Can we talk? Those of us who are old enough to remember comedian Joan Rivers can hardly hear the phrase without thinking of her. It was her catch phrase and she made it funny. But, when the laughter dies down and we really hear the question, it’s a serious, important question: Can we talk? When Rivers uttered it, there wasn’t really a “we” doing the talking. Perhaps the better question for us is, Can we talk and listen to one another — especially when we don’t agree?
This Sunday, continuing our series on the Apostle Paul, we’ll look at Romans 14:1-12. It is clear that the first-century Church was divided over certain issues. In this passage the issues were what food is appropriate to eat, whether there are days that are more sacred than others — not burning issues in the Church today. However, the way we treat each other in our differences is as burning an issue today as ever. Paul wrote to the Romans, “Welcome the person who is weak in faith — but not in order to argue about differences of opinion . . . We don’t live for ourselves and we don’t die for ourselves. If we live, we live for the Lord, and if we die, we die for the Lord. Therefore, whether we live or die, we belong to God. This is why Christ died and lived: so that he might be Lord of both the dead and the living. But why do you judge your brother or sister? Or why do you look down on your brother or sister?”

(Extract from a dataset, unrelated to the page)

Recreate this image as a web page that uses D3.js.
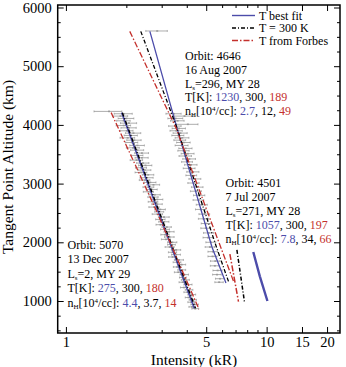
<!DOCTYPE html>
<html><head><meta charset="utf-8">
<script src="https://cdn.jsdelivr.net/npm/d3@7"></script>
<style>body{margin:0;background:#fff}svg{display:block}text{font-family:"Liberation Serif","Times New Roman",serif}</style>
</head><body>
<svg id="c" width="346" height="367"></svg>
<script>
// ---------- data ----------
const xTicks = [1, 5, 10, 15, 20];
const xMinorTicks = [2, 3, 4, 6, 7, 8, 9];
const yTicks = [1000, 2000, 3000, 4000, 5000, 6000];
const yMinorTicks = [500, 750, 1250, 1500, 1750, 2250, 2500, 2750, 3250, 3500, 3750, 4250, 4500, 4750, 5250, 5500, 5750];

// orbit 5070 observations: altitude (km), intensity (kR), error (kR)
const obs5070Alt = [4230,4190,4150,4110,4070,4030,3990,3950,3900,3860,3820,3780,3740,3700,3650,3610,3570,3520,3480,3440,3400,3350,3310,3270,3230,3190,3150,3100,3060,3020,2980,2940,2900,2860,2810,2770,2730,2690,2650,2600,2560,2520,2480,2430,2390,2350,2300,2260,2220,2180,2130,2090,2050,2000,1960,1920,1870,1830,1790,1750,1700,1660,1620,1580,1530,1490,1450,1400,1360,1320,1280,1230,1190,1150,1110,1060,1020,980,940,900,870];
const obs5070I   = [1.64,1.94,1.87,2.00,1.94,2.06,1.94,2.06,2.01,2.17,2.11,2.03,2.19,2.13,2.27,2.16,2.27,2.39,2.27,2.39,2.25,2.42,2.49,2.37,2.47,2.37,2.57,2.53,2.47,2.63,2.73,2.58,2.68,2.58,2.77,2.72,2.85,2.72,2.85,2.75,2.95,2.92,2.86,3.08,2.96,3.08,2.96,3.18,3.12,3.27,3.12,3.28,3.15,3.39,3.36,3.29,3.54,3.40,3.54,3.40,3.66,3.58,3.77,3.58,3.78,3.63,3.89,3.83,3.94,3.82,4.06,3.87,4.11,4.03,4.24,4.08,4.29,4.21,4.38,4.25,4.41];
const obs5070Err = [0.26,0.20,0.16,0.18,0.15,0.19,0.16,0.18,0.15,0.19,0.16,0.17,0.18,0.15,0.19,0.16,0.17,0.19,0.15,0.18,0.16,0.17,0.19,0.15,0.18,0.16,0.17,0.19,0.15,0.18,0.20,0.16,0.17,0.15,0.18,0.16,0.19,0.15,0.17,0.16,0.18,0.15,0.17,0.19,0.16,0.18,0.15,0.17,0.16,0.19,0.15,0.18,0.16,0.18,0.15,0.17,0.19,0.16,0.18,0.15,0.19,0.16,0.18,0.15,0.17,0.16,0.19,0.15,0.18,0.16,0.19,0.15,0.18,0.16,0.19,0.15,0.18,0.16,0.19,0.15,0.17];

// orbit 4646 / 4501 observations
const obs4646Alt = [5600,4190,4150,4110,4070,4010,3980,3940,3900,3860,3820,3780,3740,3700,3650,3600,3560,3510,3470,3420,3370,3320,3260,3200,3140,3080,3010,2940,2870,2800,2720,2640,2560,2480,2400,2320,2240,2160,2080,2000,1920,1840,1760,1680,1600,1520,1450,1380,1320];
const obs4646I   = [2.85,3.45,3.90,3.52,3.60,4.05,3.50,3.66,3.55,3.72,3.62,3.80,3.70,3.86,3.78,3.95,3.86,4.05,3.94,4.12,4.02,4.20,4.12,4.30,4.22,4.40,4.33,4.52,4.45,4.62,4.58,4.76,4.70,4.90,4.85,5.02,4.98,5.15,5.10,5.28,5.22,5.40,5.38,5.55,5.52,5.70,5.66,5.86,5.80];
const obs4646Err = [0.35,0.30,0.45,0.30,0.28,0.50,0.25,0.28,0.25,0.30,0.25,0.30,0.25,0.30,0.28,0.30,0.25,0.30,0.28,0.30,0.25,0.30,0.28,0.30,0.26,0.30,0.28,0.30,0.28,0.30,0.28,0.30,0.28,0.30,0.28,0.30,0.28,0.30,0.28,0.30,0.28,0.30,0.28,0.30,0.28,0.30,0.28,0.30,0.28];

// model profiles: [altitude km, intensity kR]
const fit5070    = [[4209,1.895],[2542,2.87],[876,4.36]];
const t300_5070  = [[4209,1.91],[2542,2.90],[876,4.42]];
const forbes5070 = [[4209,1.68],[2542,2.82],[860,4.60]];
const fit4646    = [[5593,2.62],[3954,3.57],[1920,5.34],[1305,6.27]];
const t300_4646  = [[5593,2.36],[3954,3.57],[1920,5.62],[1305,6.50]];
const forbes4646 = [[5593,2.08],[3954,3.53],[1920,5.90],[1330,6.85]];
const fit4501    = [[1835,8.58],[1420,9.25],[1000,10.09]];
const t300_4501  = [[1870,7.11],[990,7.75]];
const forbes4501 = [[1800,6.56],[990,7.24]];

const legendLabels = ["T best fit", "T = 300 K", "T from Forbes"];

// ---------- drawing ----------
const BLUE = "#4c4caa", RED = "#c4302c", BLACK = "#000";
const svg = d3.select("#c");
const L = 57.7, R = 340, T = 5, B = 333;
const x = d3.scaleLog().domain([0.91, 23.2]).range([L, R]);
const y = d3.scaleLinear().domain([455, 6000]).range([B, 7.5]);

svg.append("clipPath").attr("id","clip").append("rect").attr("x",L).attr("y",T).attr("width",R-L).attr("height",B-T);
const plot = svg.append("g").attr("clip-path","url(#clip)");

function drawObs(alts, vals, errs){
  const g = plot.append("g");
  alts.forEach((a,i)=>{
    const yy = y(a), x0 = x(vals[i]-errs[i]), x1 = x(vals[i]+errs[i]), xc = x(vals[i]);
    g.append("line").attr("x1",x0).attr("x2",x1).attr("y1",yy).attr("y2",yy).attr("stroke","#8a8a8a").attr("stroke-width",0.7);
    g.append("line").attr("x1",x0).attr("x2",x0).attr("y1",yy-1).attr("y2",yy+1).attr("stroke","#8a8a8a").attr("stroke-width",0.6);
    g.append("line").attr("x1",x1).attr("x2",x1).attr("y1",yy-1).attr("y2",yy+1).attr("stroke","#8a8a8a").attr("stroke-width",0.6);
    g.append("rect").attr("x",xc-1).attr("y",yy-0.8).attr("width",2).attr("height",1.6).attr("fill","#9a9a9a");
  });
}
drawObs(obs5070Alt, obs5070I, obs5070Err);
drawObs(obs4646Alt, obs4646I, obs4646Err);

const line = d3.line().x(d=>x(d[1])).y(d=>y(d[0]));
function drawLine(data, color, dash, w){
  plot.append("path").attr("d", line(data)).attr("fill","none").attr("stroke",color)
    .attr("stroke-width", w).attr("stroke-dasharray", dash);
}
const DASH_BLACK = "4,2,1,2", DASH_RED = "6,2,1.5,2";
drawLine(fit5070, BLUE, null, 1.6);
drawLine(t300_5070, BLACK, DASH_BLACK, 1.4);
drawLine(forbes5070, RED, DASH_RED, 1.3);
drawLine(fit4646, BLUE, null, 1.3);
drawLine(t300_4646, BLACK, DASH_BLACK, 1.3);
drawLine(forbes4646, RED, DASH_RED, 1.3);
drawLine(fit4501, BLUE, null, 2.4);
drawLine(t300_4501, BLACK, DASH_BLACK, 1.5);
drawLine(forbes4501, RED, DASH_RED, 1.5);

function styleAxis(g){ g.select(".domain").remove(); g.selectAll("line").attr("stroke","#000").attr("stroke-width",1); g.selectAll("text").attr("fill","#000"); }
svg.append("g").attr("transform",`translate(${L},0)`)
  .call(d3.axisLeft(y).tickValues(yTicks).tickSizeInner(-6).tickSizeOuter(0).tickPadding(6).tickFormat(d3.format("d")))
  .call(styleAxis).call(g=>g.selectAll("text").attr("font-size",14.5));
svg.append("g").attr("transform",`translate(${L},0)`)
  .call(d3.axisLeft(y).tickValues(yMinorTicks).tickSizeInner(-3).tickSizeOuter(0).tickFormat(""))
  .call(styleAxis);
svg.append("g").attr("transform",`translate(${R},0)`)
  .call(d3.axisRight(y).tickValues(yTicks).tickSizeInner(-6).tickSizeOuter(0).tickFormat(""))
  .call(styleAxis);
svg.append("g").attr("transform",`translate(${R},0)`)
  .call(d3.axisRight(y).tickValues(yMinorTicks).tickSizeInner(-3).tickSizeOuter(0).tickFormat(""))
  .call(styleAxis);
svg.append("g").attr("transform",`translate(0,${B})`)
  .call(d3.axisBottom(x).tickValues(xTicks).tickSizeInner(-6).tickSizeOuter(0).tickPadding(4).tickFormat(d3.format("d")))
  .call(styleAxis).call(g=>g.selectAll("text").attr("font-size",14.5));
svg.append("g").attr("transform",`translate(0,${B})`)
  .call(d3.axisBottom(x).tickValues(xMinorTicks).tickSizeInner(-3).tickSizeOuter(0).tickFormat(""))
  .call(styleAxis);
svg.append("g").attr("transform",`translate(0,${T})`)
  .call(d3.axisTop(x).tickValues(xTicks).tickSizeInner(-6).tickSizeOuter(0).tickFormat(""))
  .call(styleAxis);
svg.append("g").attr("transform",`translate(0,${T})`)
  .call(d3.axisTop(x).tickValues(xMinorTicks).tickSizeInner(-3).tickSizeOuter(0).tickFormat(""))
  .call(styleAxis);

svg.append("rect").attr("x",L).attr("y",T).attr("width",R-L).attr("height",B-T)
  .attr("fill","none").attr("stroke","#000").attr("stroke-width",1.5);

svg.append("text").attr("transform","translate(13,167) rotate(-90)").attr("text-anchor","middle")
  .attr("font-size",15.5).text("Tangent Point Altitude (km)");
svg.append("text").attr("x",194).attr("y",365).attr("text-anchor","middle")
  .attr("font-size",15.5).text("Intensity (kR)");

const legColors = [BLUE, BLACK, RED], legDash = [null, DASH_BLACK, DASH_RED], legY = [15.5, 28, 40.5];
legendLabels.forEach((t,i)=>{
  svg.append("line").attr("x1",232).attr("x2",255).attr("y1",legY[i]).attr("y2",legY[i])
    .attr("stroke",legColors[i]).attr("stroke-width",1.4).attr("stroke-dasharray",legDash[i]);
  svg.append("text").attr("x",259).attr("y",legY[i]+4.3).attr("font-size",12).text(t);
});

function block(x0, ys, orbit, date, ls, my, temps, dens){
  const fs = 12;
  const t = (yy)=>svg.append("text").attr("x",x0).attr("y",yy).attr("font-size",fs);
  t(ys[0]).text("Orbit: " + orbit);
  t(ys[1]).text(date);
  const l = t(ys[2]);
  l.append("tspan").text("L");
  l.append("tspan").attr("font-size",7).attr("dy",2).text("s");
  l.append("tspan").attr("dy",-2).text("=" + ls + ", MY " + my);
  const k = t(ys[3]);
  k.append("tspan").text("T[K]: ");
  k.append("tspan").attr("fill",BLUE).text(temps[0]);
  k.append("tspan").text(", " + temps[1] + ", ");
  k.append("tspan").attr("fill",RED).text(temps[2]);
  const n = t(ys[4]);
  n.append("tspan").text("n");
  n.append("tspan").attr("font-size",7).attr("dy",2).text("H");
  n.append("tspan").attr("dy",-2).text("[10");
  n.append("tspan").attr("font-size",7).attr("dy",-4).text("4");
  n.append("tspan").attr("dy",4).text("/cc]: ");
  n.append("tspan").attr("fill",BLUE).text(dens[0]);
  n.append("tspan").text(", " + dens[1] + ", ");
  n.append("tspan").attr("fill",RED).text(dens[2]);
}
block(185, [60, 74, 87.5, 101, 114.5], "4646", "16 Aug 2007", "296", "28", ["1230","300","189"], ["2.7","12","49"]);
block(225.5, [187, 201, 215, 229, 243], "4501", "7 Jul 2007", "271", "28", ["1057","300","197"], ["7.8","34","66"]);
block(67.5, [248.5, 263, 277.5, 292, 306.5], "5070", "13 Dec 2007", "2", "29", ["275","300","180"], ["4.4","3.7","14"]);
</script>
</body></html>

At our best, the church is a community where people can get to know one another and trust one another. Therefore, where the church is gathered there can be true exchange of ideas and respect of differences. Looking out across the landscape of the world in which we now live, you can see that this is not just a nice idea; it is a critical necessity. Today, people are so polarized into camps that they are losing the ability to talk to one another. They are so polarized that they are losing the ability to get to know one another across the growing gulfs they have created between them. Where in our society today can this happen? It can happen, I believe, where the church is gathered. Might it also happen when we go out to be God’s people in the world?
I look forward to seeing you on Sunday as we think together about how to talk to one another when we don’t agree.